╭──

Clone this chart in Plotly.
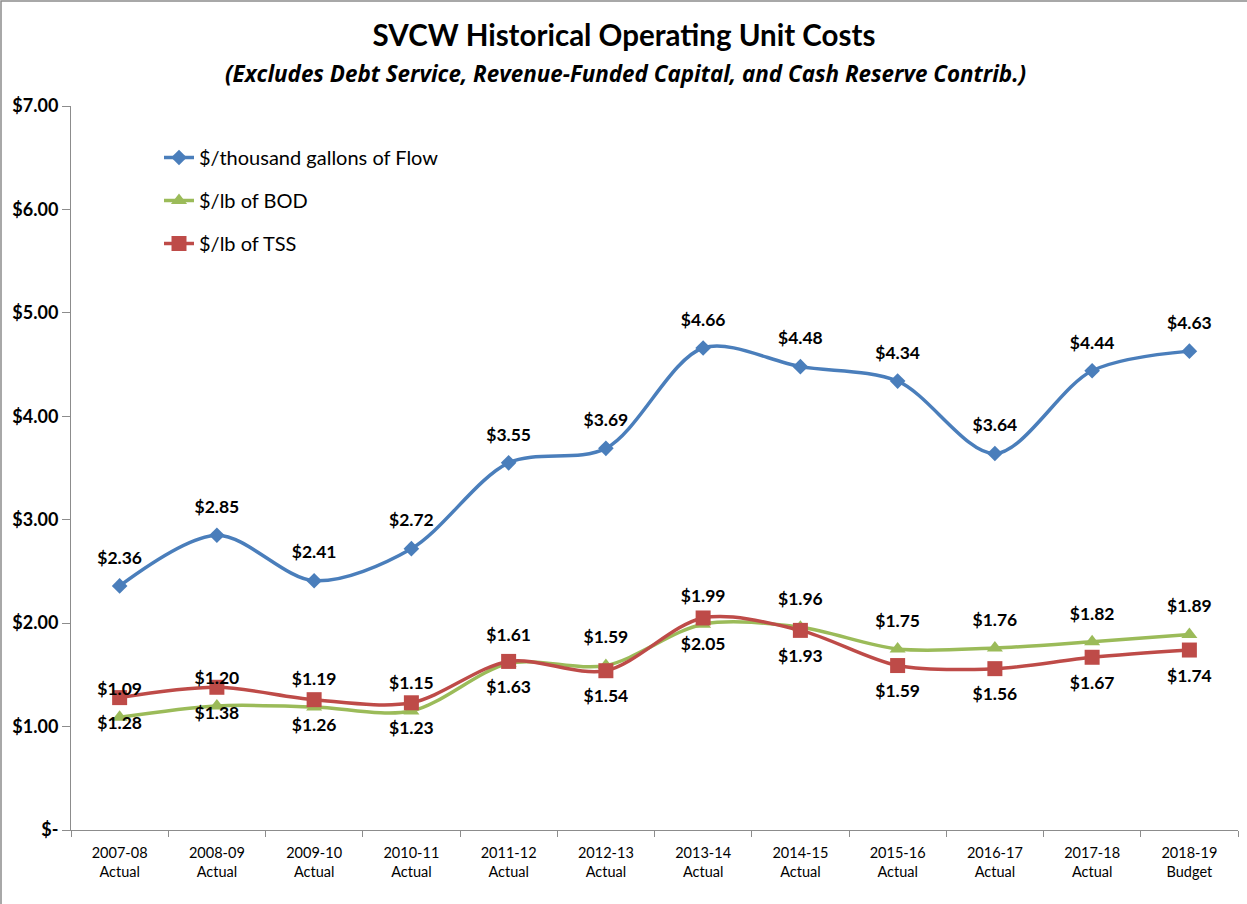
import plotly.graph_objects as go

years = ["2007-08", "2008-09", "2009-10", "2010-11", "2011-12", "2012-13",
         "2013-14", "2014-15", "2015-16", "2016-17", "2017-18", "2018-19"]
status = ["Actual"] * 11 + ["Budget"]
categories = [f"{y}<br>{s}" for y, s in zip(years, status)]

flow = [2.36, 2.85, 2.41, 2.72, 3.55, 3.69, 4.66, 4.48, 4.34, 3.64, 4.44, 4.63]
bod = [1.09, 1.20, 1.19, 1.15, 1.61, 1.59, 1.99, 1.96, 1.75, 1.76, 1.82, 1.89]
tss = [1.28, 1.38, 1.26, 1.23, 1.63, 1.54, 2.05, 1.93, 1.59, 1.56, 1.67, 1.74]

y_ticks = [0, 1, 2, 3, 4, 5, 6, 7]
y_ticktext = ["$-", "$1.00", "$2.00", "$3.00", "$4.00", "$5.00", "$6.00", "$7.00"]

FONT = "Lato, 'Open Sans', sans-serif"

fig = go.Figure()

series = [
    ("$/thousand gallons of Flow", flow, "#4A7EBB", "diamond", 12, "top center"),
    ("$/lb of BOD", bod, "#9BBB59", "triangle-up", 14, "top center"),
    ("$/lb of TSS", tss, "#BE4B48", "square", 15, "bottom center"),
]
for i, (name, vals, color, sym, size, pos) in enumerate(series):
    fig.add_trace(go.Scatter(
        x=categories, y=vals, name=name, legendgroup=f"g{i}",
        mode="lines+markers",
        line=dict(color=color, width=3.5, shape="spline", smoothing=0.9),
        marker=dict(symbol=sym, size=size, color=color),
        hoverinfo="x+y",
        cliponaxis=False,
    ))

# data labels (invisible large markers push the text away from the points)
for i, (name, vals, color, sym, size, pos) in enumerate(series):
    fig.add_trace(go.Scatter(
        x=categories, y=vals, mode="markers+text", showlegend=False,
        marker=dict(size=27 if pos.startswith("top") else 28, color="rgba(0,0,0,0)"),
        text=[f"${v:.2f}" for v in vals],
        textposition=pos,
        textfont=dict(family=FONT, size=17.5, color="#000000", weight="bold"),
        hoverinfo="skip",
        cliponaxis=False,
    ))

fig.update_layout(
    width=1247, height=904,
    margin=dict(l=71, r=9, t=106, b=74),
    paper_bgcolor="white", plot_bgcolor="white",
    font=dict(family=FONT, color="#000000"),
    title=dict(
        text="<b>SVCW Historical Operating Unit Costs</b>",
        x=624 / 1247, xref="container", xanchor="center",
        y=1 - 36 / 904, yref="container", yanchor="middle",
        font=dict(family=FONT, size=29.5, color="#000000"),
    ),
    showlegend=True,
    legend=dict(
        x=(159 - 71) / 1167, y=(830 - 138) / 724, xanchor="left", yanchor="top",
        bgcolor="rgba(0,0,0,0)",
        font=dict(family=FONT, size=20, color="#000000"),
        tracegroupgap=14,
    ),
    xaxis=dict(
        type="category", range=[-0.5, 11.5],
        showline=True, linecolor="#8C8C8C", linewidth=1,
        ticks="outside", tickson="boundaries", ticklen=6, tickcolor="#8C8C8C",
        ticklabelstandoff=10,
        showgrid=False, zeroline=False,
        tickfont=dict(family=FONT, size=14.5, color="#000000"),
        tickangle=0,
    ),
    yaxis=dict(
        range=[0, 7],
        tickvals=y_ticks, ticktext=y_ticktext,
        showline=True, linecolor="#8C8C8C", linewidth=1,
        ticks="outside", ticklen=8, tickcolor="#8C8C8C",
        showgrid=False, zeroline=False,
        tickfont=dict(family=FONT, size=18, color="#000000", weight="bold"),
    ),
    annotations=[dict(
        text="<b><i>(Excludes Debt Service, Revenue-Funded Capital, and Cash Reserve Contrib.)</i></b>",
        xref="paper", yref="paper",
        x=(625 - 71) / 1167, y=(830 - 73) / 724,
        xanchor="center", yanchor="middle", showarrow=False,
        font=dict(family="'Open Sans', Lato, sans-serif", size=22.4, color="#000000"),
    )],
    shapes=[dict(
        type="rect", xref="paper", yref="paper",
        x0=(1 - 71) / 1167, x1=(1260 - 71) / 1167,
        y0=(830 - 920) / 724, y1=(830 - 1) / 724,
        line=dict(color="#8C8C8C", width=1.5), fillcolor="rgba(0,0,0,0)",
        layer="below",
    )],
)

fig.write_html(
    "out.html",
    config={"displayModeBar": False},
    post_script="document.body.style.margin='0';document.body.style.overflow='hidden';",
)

╰──

Return nothing but the lines running from the start of the data to the line with "in zip(years, status)]", please, both ends included and no pictures.

Clone this chart in Plotly.
import plotly.graph_objects as go

years = ["2007-08", "2008-09", "2009-10", "2010-11", "2011-12", "2012-13",
         "2013-14", "2014-15", "2015-16", "2016-17", "2017-18", "2018-19"]
status = ["Actual"] * 11 + ["Budget"]
categories = [f"{y}<br>{s}" for y, s in zip(years, status)]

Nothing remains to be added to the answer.